Chronique

John Coltrane

Both Directions At Once : The Lost Album

John Coltrane (ts, ss), McCoy Tyner (p), Jimmy Garrison (b), Elvin Jones (dms).

Label / Distribution : Impulse !

On passera rapidement sur les questions que pose l’exhumation d’une session inédite du quartet de John Coltrane, 55 ans après son enregistrement et son... évanouissement dans la nature. Le saxophoniste aurait-il souhaité sa parution en disque ? L’avait-il vraiment oubliée ? Et dans l’affirmative, aurait-il été d’accord avec les choix effectués par ceux qui la partagent aujourd’hui ? On évitera aussi de s’interroger sur le bien fondé du plan marketing associé à la parution de Both Directions At Once : The Lost Album sur le label Impulse, en CD et vinyle, simple et double. Parce que ce « nouveau disque », quelle qu’en soit la genèse, est un moment de musique exceptionnel qui s’inscrit dans une période durant laquelle Coltrane a peu enregistré en studio. C’est le prix de la rareté.

6 mars 1963. Le quartet classique, composé de McCoy Tyner au piano, Jimmy Garrison à la contrebasse et Elvin Jones à la batterie, est dans le studio d’Englewood Cliffs, chez Rudy Van Gelder. Nous sommes à la veille d’un autre enregistrement, celui d’un album de ballades avec le chanteur Johnny Hartmann. Coltrane, devenu pleinement leader depuis deux ans, est à la croisée des chemins, il veille encore amoureusement sur un bop mélodique et fougueux, tout en scrutant l’horizon d’une quête effrénée dont le mysticisme et le cri, et la disparition de la plupart des repères rythmiques et harmoniques, ne cesseront de s’affirmer jusqu’à sa mort en 1967. Tel est le sens du titre donné au disque : deux directions à la fois.

Le quartet met sept compositions à son menu du jour, en les déclinant au besoin en différentes prises. On découvre trois inédits, dont un long et déchirant « Slow Blues » et deux autres dépourvus de titre qu’on ne connaît que sous leur numéro de matrice (11383 et 11386). Avec leur thème joyeux joué au soprano, ils auraient pu figurer au rang de hits dans le répertoire du saxophoniste. Deux reprises sont également au programme, celles de mélodies trottant dans la tête de Coltrane depuis de longues années, « Nature Boy » et « Vilia », tiré de La Veuve Joyeuse de Franz Lehár, dont une des prises figurait déjà sur la réédition de Live At Birdland en 1996. Et pour finir deux compositions : « Impressions » qui verra le jour quelques mois plus tard dans une version live, ainsi que « One Up One Down », connu ultérieurement à la faveur d’un enregistrement de 1965 au Half Note, publié en 2005 seulement.

Le premier disque se compose d’une version de chacune de ces sept compositions, le second de versions alternatives, dont trois de « Impressions » et une de « Vilia » au saxophone soprano, qui contraste avec la première jouée au ténor.
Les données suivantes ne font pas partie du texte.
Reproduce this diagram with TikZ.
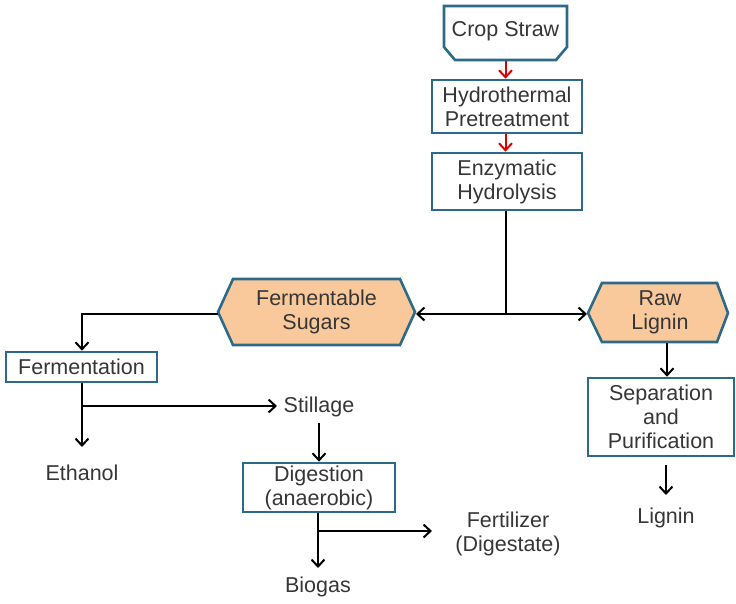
\documentclass[tikz,border=0pt]{standalone}
\usepackage{fontspec}
\setmainfont{Liberation Sans}
\usetikzlibrary{arrows.meta,calc}
\definecolor{boxedge}{HTML}{2C6A88}
\definecolor{peach}{HTML}{F9C99C}
\definecolor{txt}{HTML}{363636}
\tikzset{
  lbl/.style={text=txt,font=\fontsize{21.5}{24}\selectfont,align=center,inner sep=0pt},
  procbox/.style={lbl,draw=boxedge,line width=2.6pt,fill=white},
  flow/.style={draw=black,line width=2pt,-{Straight Barb[length=7pt,width=13pt,line width=2pt]}},
  redflow/.style={draw=red!85!black,line width=2pt,-{Straight Barb[length=7pt,width=13pt,line width=2pt]}},
  plainline/.style={draw=black,line width=2pt},
  hexfill/.style={fill=peach,draw=boxedge,line width=2.6pt,line join=miter},
}
\begin{document}
\begin{tikzpicture}[x=1pt,y=-1pt]
\useasboundingbox (0,0) rectangle (736,603);

% feedstock box with chamfered lower corners
\draw[draw=boxedge,line width=2.6pt,fill=white]
  (444,6) -- (567,6) -- (567,47) -- (556,60) -- (455,60) -- (444,47) -- cycle;
\node[lbl] (crop) at (505.5,31) {Crop Straw};

\node[procbox,minimum width=150pt,minimum height=53pt] (hydro) at (507,106.5) {Hydrothermal\\Pretreatment};
\node[procbox,minimum width=150pt,minimum height=57pt] (enz) at (507,181.5) {Enzymatic\\Hydrolysis};

% hexagonal product nodes
\draw[hexfill] (218,312) -- (233,279) -- (400,279) -- (415,312) -- (400,345) -- (233,345) -- cycle;
\node[lbl] (sugar) at (316.5,312) {Fermentable\\Sugars};
\coordinate (sugarL) at (218,314);
\coordinate (sugarR) at (416,314);

\draw[hexfill] (588,313) -- (602,283) -- (717,283) -- (728,313) -- (717,342) -- (602,342) -- cycle;
\node[lbl] (rawlig) at (660,312.5) {Raw\\Lignin};
\coordinate (rawL) at (587,314);
\coordinate (rawB) at (667,343);

\node[procbox,minimum width=151pt,minimum height=30pt] (ferm) at (81.5,367) {Fermentation};
\node[lbl] (eth) at (82,473) {Ethanol};
\node[lbl] (still) at (319,407) {Stillage};
\node[procbox,minimum width=152pt,minimum height=49pt] (dig) at (319,487.5) {Digestion\\(anaerobic)};
\node[lbl] (fert) at (508,534) {Fertilizer\\(Digestate)};
\node[lbl] (biogas) at (318,587) {Biogas};
\node[procbox,minimum width=146pt,minimum height=78pt] (sep) at (661,417) {Separation\\and\\Purification};
\node[lbl] (lig) at (666,518) {Lignin};

% red process arrows
\draw[redflow] (crop.center |- 0,61) -- (hydro.north -| crop.center);
\draw[redflow] (hydro.south -| crop.center) -- (enz.north -| crop.center);

% split after hydrolysis
\coordinate (split) at (506,314);
\draw[plainline] (enz.south -| split) -- (split);
\draw[flow] (split) -- (sugarR);
\draw[flow] (split) -- (rawL);

% sugar route
\coordinate (fk) at (82,314);
\draw[flow,line join=miter] (sugarL) -- (fk) -- (ferm.north -| fk);
\coordinate (fb) at (82,406);
\draw[flow] (ferm.south -| fk) -- (82,447);
\draw[flow] (fb) -- (277,406);
\draw[flow] (319,423) -- (dig.north -| 319,0);
\coordinate (db) at (318,531);
\draw[flow] (dig.south -| db) -- (318,568);
\draw[flow] (db) -- (432,531);

% lignin route
\draw[flow] (rawB) -- (sep.north -| rawB);
\draw[flow] (666,465) -- (666,495);
\end{tikzpicture}
\end{document}
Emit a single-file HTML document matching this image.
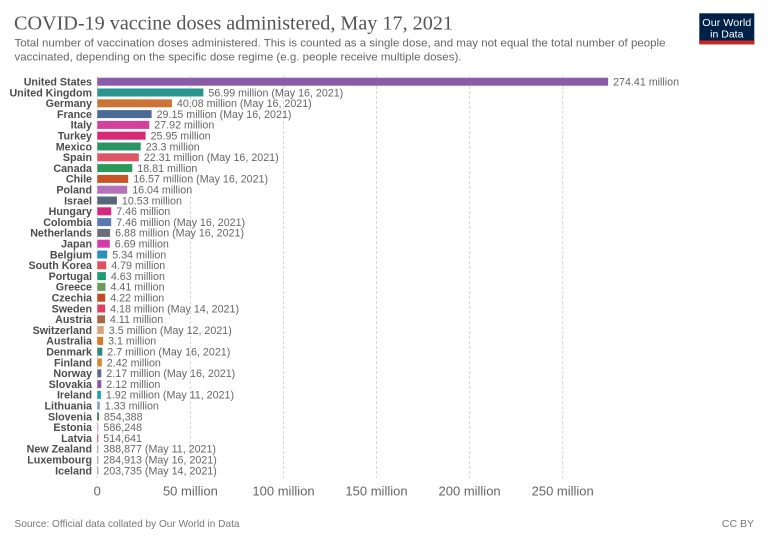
<!DOCTYPE html>
<html>
<head>
<meta charset="utf-8">
<style>
  html,body{margin:0;padding:0;background:#fff;}
  svg{display:block;}
  .lab{font-family:"Liberation Sans",Arial,sans-serif;font-weight:bold;font-size:10.7px;fill:#4d4d4d;text-anchor:end;}
  .val{font-family:"Liberation Sans",Arial,sans-serif;font-size:10.7px;fill:#666;}
  .tick{font-family:"Liberation Sans",Arial,sans-serif;font-size:13px;fill:#666;text-anchor:middle;}
  .grid{stroke:#d8d8d8;stroke-width:1;stroke-dasharray:3,2;}
</style>
</head>
<body>
<svg width="768" height="542" viewBox="0 0 768 542" xmlns="http://www.w3.org/2000/svg">
  <rect width="768" height="542" fill="#fff"/>

  <!-- Title -->
  <text x="14" y="29.3" font-family="'Liberation Serif',serif" font-size="19.5" fill="#555" textLength="439" lengthAdjust="spacingAndGlyphs">COVID-19 vaccine doses administered, May 17, 2021</text>
  <text x="14.5" y="46.5" font-family="'Liberation Sans',sans-serif" font-size="10.8" fill="#666" textLength="651" lengthAdjust="spacingAndGlyphs">Total number of vaccination doses administered. This is counted as a single dose, and may not equal the total number of people</text>
  <text x="14.5" y="60.3" font-family="'Liberation Sans',sans-serif" font-size="10.8" fill="#666" textLength="447" lengthAdjust="spacingAndGlyphs">vaccinated, depending on the specific dose regime (e.g. people receive multiple doses).</text>

  <!-- Logo -->
  <rect x="699.3" y="13.3" width="55" height="31" fill="#002147"/>
  <rect x="699.3" y="40.5" width="55" height="3.8" fill="#ce261e"/>
  <text x="726.8" y="26.2" font-family="'Liberation Sans',sans-serif" font-size="10.5" fill="#fff" text-anchor="middle" textLength="49" lengthAdjust="spacingAndGlyphs">Our World</text>
  <text x="726.8" y="37.6" font-family="'Liberation Sans',sans-serif" font-size="10.5" fill="#fff" text-anchor="middle">in Data</text>

  <!-- Gridlines -->
  <line class="grid" x1="97.3" y1="76" x2="97.3" y2="478"/>
  <line class="grid" x1="190.4" y1="76" x2="190.4" y2="478"/>
  <line class="grid" x1="283.5" y1="76" x2="283.5" y2="478"/>
  <line class="grid" x1="376.5" y1="76" x2="376.5" y2="478"/>
  <line class="grid" x1="469.6" y1="76" x2="469.6" y2="478"/>
  <line class="grid" x1="562.7" y1="76" x2="562.7" y2="478"/>

  <!-- Bars -->
  <rect x="97.3" y="77.7" width="510.8" height="8" fill="#8a5ba6"/>
  <rect x="97.3" y="88.5" width="106.1" height="8" fill="#2a958f"/>
  <rect x="97.3" y="99.3" width="74.6" height="8" fill="#cf7236"/>
  <rect x="97.3" y="110.1" width="54.3" height="8" fill="#4b6a95"/>
  <rect x="97.3" y="120.9" width="52.0" height="8" fill="#d4409a"/>
  <rect x="97.3" y="131.7" width="48.3" height="8" fill="#d62a79"/>
  <rect x="97.3" y="142.5" width="43.4" height="8" fill="#2c9463"/>
  <rect x="97.3" y="153.3" width="41.5" height="8" fill="#e05565"/>
  <rect x="97.3" y="164.1" width="35.0" height="8" fill="#2a9a5c"/>
  <rect x="97.3" y="174.9" width="30.9" height="8" fill="#c75427"/>
  <rect x="97.3" y="185.7" width="29.9" height="8" fill="#b572b8"/>
  <rect x="97.3" y="196.5" width="19.6" height="8" fill="#56687a"/>
  <rect x="97.3" y="207.3" width="13.9" height="8" fill="#d6287a"/>
  <rect x="97.3" y="218.1" width="13.9" height="8" fill="#5a78b2"/>
  <rect x="97.3" y="228.9" width="12.8" height="8" fill="#6b6f76"/>
  <rect x="97.3" y="239.7" width="12.5" height="8" fill="#d43ba8"/>
  <rect x="97.3" y="250.5" width="9.9" height="8" fill="#2a8fba"/>
  <rect x="97.3" y="261.3" width="8.9" height="8" fill="#e2505f"/>
  <rect x="97.3" y="272.1" width="8.6" height="8" fill="#1f9a6e"/>
  <rect x="97.3" y="282.9" width="8.2" height="8" fill="#6b9a5a"/>
  <rect x="97.3" y="293.7" width="7.9" height="8" fill="#c24a25"/>
  <rect x="97.3" y="304.5" width="7.8" height="8" fill="#e0405e"/>
  <rect x="97.3" y="315.3" width="7.7" height="8" fill="#a86a45"/>
  <rect x="97.3" y="326.1" width="6.5" height="8" fill="#d9a57a"/>
  <rect x="97.3" y="336.9" width="5.8" height="8" fill="#d97a2a"/>
  <rect x="97.3" y="347.7" width="5.0" height="8" fill="#2e8a7e"/>
  <rect x="97.3" y="358.5" width="4.5" height="8" fill="#d3892e"/>
  <rect x="97.3" y="369.3" width="4.0" height="8" fill="#5b6a8e"/>
  <rect x="97.3" y="380.1" width="4.0" height="8" fill="#8b55a8"/>
  <rect x="97.3" y="390.9" width="3.6" height="8" fill="#1fa3a0"/>
  <rect x="97.3" y="401.7" width="2.5" height="8" fill="#7f9fcf"/>
  <rect x="97.3" y="412.5" width="1.6" height="8" fill="#2f7044"/>
  <rect x="97.3" y="423.3" width="1.1" height="8" fill="#d9a0b8"/>
  <rect x="97.3" y="434.1" width="1.0" height="8" fill="#c05060"/>
  <rect x="97.3" y="444.9" width="1.0" height="8" fill="#9a9a9a"/>
  <rect x="97.3" y="455.7" width="1.0" height="8" fill="#9a9a9a"/>
  <rect x="97.3" y="466.5" width="1.0" height="8" fill="#9a9a9a"/>

  <!-- Country labels -->
  <text class="lab" x="92" y="85.5">United States</text>
  <text class="lab" x="92" y="96.3">United Kingdom</text>
  <text class="lab" x="92" y="107.1">Germany</text>
  <text class="lab" x="92" y="117.9">France</text>
  <text class="lab" x="92" y="128.7">Italy</text>
  <text class="lab" x="92" y="139.5">Turkey</text>
  <text class="lab" x="92" y="150.3">Mexico</text>
  <text class="lab" x="92" y="161.1">Spain</text>
  <text class="lab" x="92" y="171.9">Canada</text>
  <text class="lab" x="92" y="182.7">Chile</text>
  <text class="lab" x="92" y="193.5">Poland</text>
  <text class="lab" x="92" y="204.3">Israel</text>
  <text class="lab" x="92" y="215.1">Hungary</text>
  <text class="lab" x="92" y="225.9">Colombia</text>
  <text class="lab" x="92" y="236.7">Netherlands</text>
  <text class="lab" x="92" y="247.5">Japan</text>
  <text class="lab" x="92" y="258.3">Belgium</text>
  <text class="lab" x="92" y="269.1">South Korea</text>
  <text class="lab" x="92" y="279.9">Portugal</text>
  <text class="lab" x="92" y="290.7">Greece</text>
  <text class="lab" x="92" y="301.5">Czechia</text>
  <text class="lab" x="92" y="312.3">Sweden</text>
  <text class="lab" x="92" y="323.1">Austria</text>
  <text class="lab" x="92" y="333.9">Switzerland</text>
  <text class="lab" x="92" y="344.7">Australia</text>
  <text class="lab" x="92" y="355.5">Denmark</text>
  <text class="lab" x="92" y="366.3">Finland</text>
  <text class="lab" x="92" y="377.1">Norway</text>
  <text class="lab" x="92" y="387.9">Slovakia</text>
  <text class="lab" x="92" y="398.7">Ireland</text>
  <text class="lab" x="92" y="409.5">Lithuania</text>
  <text class="lab" x="92" y="420.3">Slovenia</text>
  <text class="lab" x="92" y="431.1">Estonia</text>
  <text class="lab" x="92" y="441.9">Latvia</text>
  <text class="lab" x="92" y="452.7">New Zealand</text>
  <text class="lab" x="92" y="463.5">Luxembourg</text>
  <text class="lab" x="92" y="474.3">Iceland</text>

  <!-- Value labels -->
  <text class="val" x="613.1" y="85.5">274.41 million</text>
  <text class="val" x="208.4" y="96.3">56.99 million (May 16, 2021)</text>
  <text class="val" x="176.9" y="107.1">40.08 million (May 16, 2021)</text>
  <text class="val" x="156.6" y="117.9">29.15 million (May 16, 2021)</text>
  <text class="val" x="154.3" y="128.7">27.92 million</text>
  <text class="val" x="150.6" y="139.5">25.95 million</text>
  <text class="val" x="145.7" y="150.3">23.3 million</text>
  <text class="val" x="143.8" y="161.1">22.31 million (May 16, 2021)</text>
  <text class="val" x="137.3" y="171.9">18.81 million</text>
  <text class="val" x="133.2" y="182.7">16.57 million (May 16, 2021)</text>
  <text class="val" x="132.2" y="193.5">16.04 million</text>
  <text class="val" x="121.9" y="204.3">10.53 million</text>
  <text class="val" x="116.2" y="215.1">7.46 million</text>
  <text class="val" x="116.2" y="225.9">7.46 million (May 16, 2021)</text>
  <text class="val" x="115.1" y="236.7">6.88 million (May 16, 2021)</text>
  <text class="val" x="114.8" y="247.5">6.69 million</text>
  <text class="val" x="112.2" y="258.3">5.34 million</text>
  <text class="val" x="111.2" y="269.1">4.79 million</text>
  <text class="val" x="110.9" y="279.9">4.63 million</text>
  <text class="val" x="110.5" y="290.7">4.41 million</text>
  <text class="val" x="110.2" y="301.5">4.22 million</text>
  <text class="val" x="110.1" y="312.3">4.18 million (May 14, 2021)</text>
  <text class="val" x="109.9" y="323.1">4.11 million</text>
  <text class="val" x="108.8" y="333.9">3.5 million (May 12, 2021)</text>
  <text class="val" x="108.1" y="344.7">3.1 million</text>
  <text class="val" x="107.3" y="355.5">2.7 million (May 16, 2021)</text>
  <text class="val" x="106.8" y="366.3">2.42 million</text>
  <text class="val" x="106.3" y="377.1">2.17 million (May 16, 2021)</text>
  <text class="val" x="106.3" y="387.9">2.12 million</text>
  <text class="val" x="105.9" y="398.7">1.92 million (May 11, 2021)</text>
  <text class="val" x="104.8" y="409.5">1.33 million</text>
  <text class="val" x="103.9" y="420.3">854,388</text>
  <text class="val" x="103.4" y="431.1">586,248</text>
  <text class="val" x="103.3" y="441.9">514,641</text>
  <text class="val" x="103.3" y="452.7">388,877 (May 11, 2021)</text>
  <text class="val" x="103.3" y="463.5">284,913 (May 16, 2021)</text>
  <text class="val" x="103.3" y="474.3">203,735 (May 14, 2021)</text>

  <!-- Axis tick labels -->
  <text class="tick" x="97.3" y="495.5">0</text>
  <text class="tick" x="190.4" y="495.5">50 million</text>
  <text class="tick" x="283.5" y="495.5">100 million</text>
  <text class="tick" x="376.5" y="495.5">150 million</text>
  <text class="tick" x="469.6" y="495.5">200 million</text>
  <text class="tick" x="562.7" y="495.5">250 million</text>

  <!-- Footer -->
  <text x="14.5" y="527" font-family="'Liberation Sans',sans-serif" font-size="10.5" fill="#777" textLength="225" lengthAdjust="spacingAndGlyphs">Source: Official data collated by Our World in Data</text>
  <text x="754" y="527" font-family="'Liberation Sans',sans-serif" font-size="10.5" fill="#777" text-anchor="end">CC BY</text>
</svg>
</body>
</html>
On va de surprise en surprise, en découvrant par exemple des interprétations nerveuses en trio, sans piano : celle de « Nature Boy » ou d’une des versions de « Impressions ». Mais avant toute chose, bien au-delà d’un passage en revue de deux fois 45 minutes de musique, c’est un sentiment mêlé de plénitude et de lyrisme qui nous gagne à l’écoute d’une session au cœur de laquelle on entre sur la pointe des pieds. Parce que ces quatre-là furent et demeurent des magiciens et qu’il est hors de question de les déranger. Coltrane virevolte au soprano, enrage au ténor, ses compagnons explosent et scintillent. Le quartet est en plein épanouissement, celui de sa force encore tranquille.

Souvenons-nous de ce que disait Alice Coltrane : « Quand j’ai découvert John Coltrane, j’ai entendu une autre voix derrière sa musique ». C’est bien cette voix, à nulle autre pareille, qui est à l’œuvre sur Both Directions At Once. Brûlante et actuelle, unique. Les exégètes du saxophoniste feront des bonds de joie à l’écoute de cette pépite inespérée et ils auront bien raison. Quant aux autres, qu’ils n’hésitent pas à prêter une oreille attentive à ce nouveau témoignage du talent sans égal d’un des musiciens majeurs du XXe siècle. Ils comprendront vite que le saxophoniste était au-delà.